INFORMATION PROVIDED:
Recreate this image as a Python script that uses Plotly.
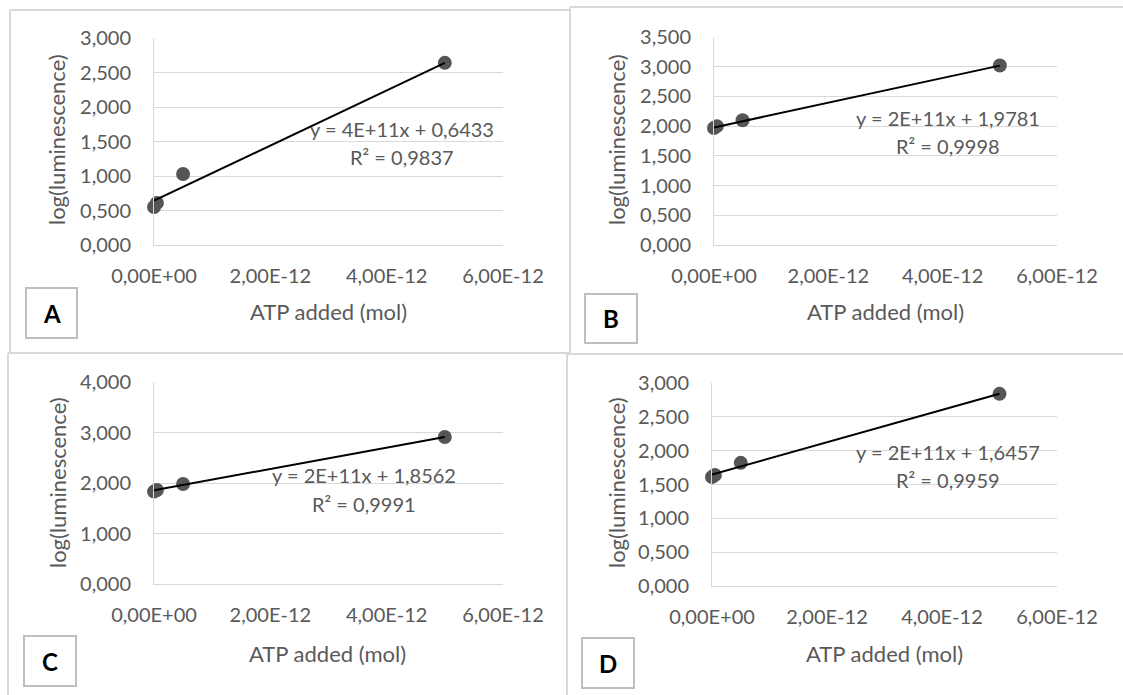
import plotly.graph_objects as go

# ---- data -------------------------------------------------------------
atp_added_mol = [0.0, 5e-14, 5e-13, 5e-12]

log_lum_a = [0.55, 0.61, 1.03, 2.64]
log_lum_b = [1.97, 2.00, 2.10, 3.02]
log_lum_c = [1.83, 1.86, 1.98, 2.91]
log_lum_d = [1.61, 1.64, 1.82, 2.84]

panel_names = ["A", "B", "C", "D"]
fit_slopes = [3.99e11, 2.08e11, 2.11e11, 2.39e11]
fit_intercepts = [0.6433, 1.9781, 1.8562, 1.6457]
fit_r_squared = [0.9837, 0.9998, 0.9991, 0.9959]

y_axis_max = [3.0, 3.5, 4.0, 3.0]
y_axis_step = [0.5, 0.5, 1.0, 0.5]

x_tick_values = [0.0, 2e-12, 4e-12, 6e-12]
x_tick_labels = ["0,00E+00", "2,00E-12", "4,00E-12", "6,00E-12"]

x_axis_title = "ATP added (mol)"
y_axis_title = "log(luminescence)"

series = [log_lum_a, log_lum_b, log_lum_c, log_lum_d]

# ---- layout helpers ---------------------------------------------------
W, H = 1123, 695


def fx(p):
    return p / W


def fy(p):
    return 1 - p / H


FONT = "Lato, 'Open Sans', sans-serif"
GREY_TXT = "#595959"
GRID = "#d9d9d9"
TICK_SIZE = 20
LABEL_SIZE = 20
TITLE_SIZE = 22

# plot-area boxes in pixels: left, right, top, bottom
plot_boxes = [
    (154, 503, 38, 245),
    (714, 1057, 37, 245),
    (154, 503, 382, 584),
    (712, 1057, 383, 586),
]
# trend-label anchor (data coords): x, y for equation and for R²
label_pos = [
    (4.26e-12, 1.68, 1.28),
    (4.10e-12, 2.14, 1.67),
    (3.61e-12, 2.15, 1.58),
    (4.11e-12, 1.98, 1.56),
]
# axis-title centres (pixels): x-title (x, y), y-title (x, y)
title_pos = [
    ((328, 312), (57, 140)),
    ((885, 312), (617, 140)),
    ((327, 653), (57, 483)),
    ((884, 653), (616, 483)),
]
# letter boxes: x0, x1, y0, y1 (pixels)
letter_boxes = [
    (26, 77, 288, 338),
    (585, 637, 294, 343),
    (24, 76, 636, 686),
    (582, 634, 638, 688),
]

fig = go.Figure()
annotations = []
shapes = []

for i in range(4):
    ax = "" if i == 0 else str(i + 1)
    xa, ya = "x" + ax, "y" + ax
    left, right, top, bottom = plot_boxes[i]

    # measured points
    fig.add_trace(go.Scatter(
        x=atp_added_mol, y=series[i], mode="markers",
        marker=dict(size=14, color="#555555"),
        xaxis=xa, yaxis=ya, cliponaxis=False, showlegend=False,
    ))

    # linear trendline from the fitted coefficients
    x_end = max(atp_added_mol)
    fig.add_trace(go.Scatter(
        x=[0.0, x_end],
        y=[fit_intercepts[i], fit_slopes[i] * x_end + fit_intercepts[i]],
        mode="lines", line=dict(color="#000000", width=2),
        xaxis=xa, yaxis=ya, cliponaxis=False, showlegend=False,
    ))

    fig.update_layout(**{
        "xaxis" + ax: dict(
            domain=[fx(left), fx(right)], anchor=ya, automargin=False,
            range=[0, 6e-12], tickvals=x_tick_values, ticktext=x_tick_labels,
            showgrid=False, zeroline=False, showline=True, linecolor=GRID,
            linewidth=1, ticks="", ticklabelstandoff=13,
            tickfont=dict(family=FONT, size=TICK_SIZE, color=GREY_TXT),
        ),
        "yaxis" + ax: dict(
            domain=[fy(bottom), fy(top)], anchor=xa, automargin=False,
            range=[0, y_axis_max[i]], dtick=y_axis_step[i], tick0=0,
            tickformat=".3f", showgrid=True, gridcolor=GRID, gridwidth=1,
            zeroline=False, showline=True, linecolor=GRID, linewidth=1,
            ticks="", ticklabelstandoff=18,
            tickfont=dict(family=FONT, size=TICK_SIZE, color=GREY_TXT),
        ),
    })

    # trendline equation and R² (slope shown to one significant figure)
    lx, ly_eq, ly_r2 = label_pos[i]
    slope_txt = f"{fit_slopes[i]:.0E}"
    eq_txt = f"y = {slope_txt}x + {fit_intercepts[i]:.4f}".replace(".", ",")
    r2_txt = f"R² = {fit_r_squared[i]:.4f}".replace(".", ",")
    for txt, yy in ((eq_txt, ly_eq), (r2_txt, ly_r2)):
        annotations.append(dict(
            x=lx, y=yy, xref=xa, yref=ya, text=txt, showarrow=False,
            xanchor="center", yanchor="middle",
            font=dict(family=FONT, size=LABEL_SIZE, color=GREY_TXT),
        ))

    # axis titles
    (tx, ty), (vx, vy) = title_pos[i]
    annotations.append(dict(
        x=fx(tx), y=fy(ty), xref="paper", yref="paper", text=x_axis_title,
        showarrow=False, xanchor="center", yanchor="middle",
        font=dict(family=FONT, size=TITLE_SIZE, color=GREY_TXT),
    ))
    annotations.append(dict(
        x=fx(vx), y=fy(vy), xref="paper", yref="paper", text=y_axis_title,
        showarrow=False, xanchor="center", yanchor="middle", textangle=-90,
        font=dict(family=FONT, size=TITLE_SIZE, color=GREY_TXT),
    ))

    # panel letter in a framed box
    bx0, bx1, by0, by1 = letter_boxes[i]
    shapes.append(dict(
        type="rect", xref="paper", yref="paper",
        x0=fx(bx0), x1=fx(bx1), y0=fy(by1), y1=fy(by0),
        line=dict(color="#bfbfbf", width=2), fillcolor="white",
    ))
    annotations.append(dict(
        x=fx((bx0 + bx1) / 2), y=fy((by0 + by1) / 2), xref="paper",
        yref="paper", text=f"<b>{panel_names[i]}</b>", showarrow=False,
        xanchor="center", yanchor="middle",
        font=dict(family=FONT, size=24, color="#000000"),
    ))

# frames around the four chart panels
frame_lines = [
    (10, 10, 570, 10), (10, 10, 10, 353), (570, 7, 570, 353),
    (570, 7, 1130, 7), (8, 353, 570, 353), (8, 353, 8, 700),
    (567, 353, 567, 700), (567, 354, 1130, 354),
]
for x0, y0, x1, y1 in frame_lines:
    shapes.append(dict(
        type="line", xref="paper", yref="paper",
        x0=fx(x0), y0=fy(y0), x1=fx(x1), y1=fy(y1),
        line=dict(color="#d9d9d9", width=2),
    ))

fig.update_layout(
    width=W, height=H, margin=dict(l=0, r=0, t=0, b=0, autoexpand=False),
    paper_bgcolor="white", plot_bgcolor="white",
    separators=",.", annotations=annotations, shapes=shapes,
    font=dict(family=FONT),
)

fig.write_html("out.html")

WHAT TO WORK ON:
Leave out the pictures and give the listing above again exactly.

SOLUTION TO THE EXERCISE:
Recreate this image as a Python script that uses Plotly.
import plotly.graph_objects as go

# ---- data -------------------------------------------------------------
atp_added_mol = [0.0, 5e-14, 5e-13, 5e-12]

log_lum_a = [0.55, 0.61, 1.03, 2.64]
log_lum_b = [1.97, 2.00, 2.10, 3.02]
log_lum_c = [1.83, 1.86, 1.98, 2.91]
log_lum_d = [1.61, 1.64, 1.82, 2.84]

panel_names = ["A", "B", "C", "D"]
fit_slopes = [3.99e11, 2.08e11, 2.11e11, 2.39e11]
fit_intercepts = [0.6433, 1.9781, 1.8562, 1.6457]
fit_r_squared = [0.9837, 0.9998, 0.9991, 0.9959]

y_axis_max = [3.0, 3.5, 4.0, 3.0]
y_axis_step = [0.5, 0.5, 1.0, 0.5]

x_tick_values = [0.0, 2e-12, 4e-12, 6e-12]
x_tick_labels = ["0,00E+00", "2,00E-12", "4,00E-12", "6,00E-12"]

x_axis_title = "ATP added (mol)"
y_axis_title = "log(luminescence)"

series = [log_lum_a, log_lum_b, log_lum_c, log_lum_d]

# ---- layout helpers ---------------------------------------------------
W, H = 1123, 695


def fx(p):
    return p / W


def fy(p):
    return 1 - p / H


FONT = "Lato, 'Open Sans', sans-serif"
GREY_TXT = "#595959"
GRID = "#d9d9d9"
TICK_SIZE = 20
LABEL_SIZE = 20
TITLE_SIZE = 22

# plot-area boxes in pixels: left, right, top, bottom
plot_boxes = [
    (154, 503, 38, 245),
    (714, 1057, 37, 245),
    (154, 503, 382, 584),
    (712, 1057, 383, 586),
]
# trend-label anchor (data coords): x, y for equation and for R²
label_pos = [
    (4.26e-12, 1.68, 1.28),
    (4.10e-12, 2.14, 1.67),
    (3.61e-12, 2.15, 1.58),
    (4.11e-12, 1.98, 1.56),
]
# axis-title centres (pixels): x-title (x, y), y-title (x, y)
title_pos = [
    ((328, 312), (57, 140)),
    ((885, 312), (617, 140)),
    ((327, 653), (57, 483)),
    ((884, 653), (616, 483)),
]
# letter boxes: x0, x1, y0, y1 (pixels)
letter_boxes = [
    (26, 77, 288, 338),
    (585, 637, 294, 343),
    (24, 76, 636, 686),
    (582, 634, 638, 688),
]

fig = go.Figure()
annotations = []
shapes = []

for i in range(4):
    ax = "" if i == 0 else str(i + 1)
    xa, ya = "x" + ax, "y" + ax
    left, right, top, bottom = plot_boxes[i]

    # measured points
    fig.add_trace(go.Scatter(
        x=atp_added_mol, y=series[i], mode="markers",
        marker=dict(size=14, color="#555555"),
        xaxis=xa, yaxis=ya, cliponaxis=False, showlegend=False,
    ))

    # linear trendline from the fitted coefficients
    x_end = max(atp_added_mol)
    fig.add_trace(go.Scatter(
        x=[0.0, x_end],
        y=[fit_intercepts[i], fit_slopes[i] * x_end + fit_intercepts[i]],
        mode="lines", line=dict(color="#000000", width=2),
        xaxis=xa, yaxis=ya, cliponaxis=False, showlegend=False,
    ))

    fig.update_layout(**{
        "xaxis" + ax: dict(
            domain=[fx(left), fx(right)], anchor=ya, automargin=False,
            range=[0, 6e-12], tickvals=x_tick_values, ticktext=x_tick_labels,
            showgrid=False, zeroline=False, showline=True, linecolor=GRID,
            linewidth=1, ticks="", ticklabelstandoff=13,
            tickfont=dict(family=FONT, size=TICK_SIZE, color=GREY_TXT),
        ),
        "yaxis" + ax: dict(
            domain=[fy(bottom), fy(top)], anchor=xa, automargin=False,
            range=[0, y_axis_max[i]], dtick=y_axis_step[i], tick0=0,
            tickformat=".3f", showgrid=True, gridcolor=GRID, gridwidth=1,
            zeroline=False, showline=True, linecolor=GRID, linewidth=1,
            ticks="", ticklabelstandoff=18,
            tickfont=dict(family=FONT, size=TICK_SIZE, color=GREY_TXT),
        ),
    })

    # trendline equation and R² (slope shown to one significant figure)
    lx, ly_eq, ly_r2 = label_pos[i]
    slope_txt = f"{fit_slopes[i]:.0E}"
    eq_txt = f"y = {slope_txt}x + {fit_intercepts[i]:.4f}".replace(".", ",")
    r2_txt = f"R² = {fit_r_squared[i]:.4f}".replace(".", ",")
    for txt, yy in ((eq_txt, ly_eq), (r2_txt, ly_r2)):
        annotations.append(dict(
            x=lx, y=yy, xref=xa, yref=ya, text=txt, showarrow=False,
            xanchor="center", yanchor="middle",
            font=dict(family=FONT, size=LABEL_SIZE, color=GREY_TXT),
        ))

    # axis titles
    (tx, ty), (vx, vy) = title_pos[i]
    annotations.append(dict(
        x=fx(tx), y=fy(ty), xref="paper", yref="paper", text=x_axis_title,
        showarrow=False, xanchor="center", yanchor="middle",
        font=dict(family=FONT, size=TITLE_SIZE, color=GREY_TXT),
    ))
    annotations.append(dict(
        x=fx(vx), y=fy(vy), xref="paper", yref="paper", text=y_axis_title,
        showarrow=False, xanchor="center", yanchor="middle", textangle=-90,
        font=dict(family=FONT, size=TITLE_SIZE, color=GREY_TXT),
    ))

    # panel letter in a framed box
    bx0, bx1, by0, by1 = letter_boxes[i]
    shapes.append(dict(
        type="rect", xref="paper", yref="paper",
        x0=fx(bx0), x1=fx(bx1), y0=fy(by1), y1=fy(by0),
        line=dict(color="#bfbfbf", width=2), fillcolor="white",
    ))
    annotations.append(dict(
        x=fx((bx0 + bx1) / 2), y=fy((by0 + by1) / 2), xref="paper",
        yref="paper", text=f"<b>{panel_names[i]}</b>", showarrow=False,
        xanchor="center", yanchor="middle",
        font=dict(family=FONT, size=24, color="#000000"),
    ))

# frames around the four chart panels
frame_lines = [
    (10, 10, 570, 10), (10, 10, 10, 353), (570, 7, 570, 353),
    (570, 7, 1130, 7), (8, 353, 570, 353), (8, 353, 8, 700),
    (567, 353, 567, 700), (567, 354, 1130, 354),
]
for x0, y0, x1, y1 in frame_lines:
    shapes.append(dict(
        type="line", xref="paper", yref="paper",
        x0=fx(x0), y0=fy(y0), x1=fx(x1), y1=fy(y1),
        line=dict(color="#d9d9d9", width=2),
    ))

fig.update_layout(
    width=W, height=H, margin=dict(l=0, r=0, t=0, b=0, autoexpand=False),
    paper_bgcolor="white", plot_bgcolor="white",
    separators=",.", annotations=annotations, shapes=shapes,
    font=dict(family=FONT),
)

fig.write_html("out.html")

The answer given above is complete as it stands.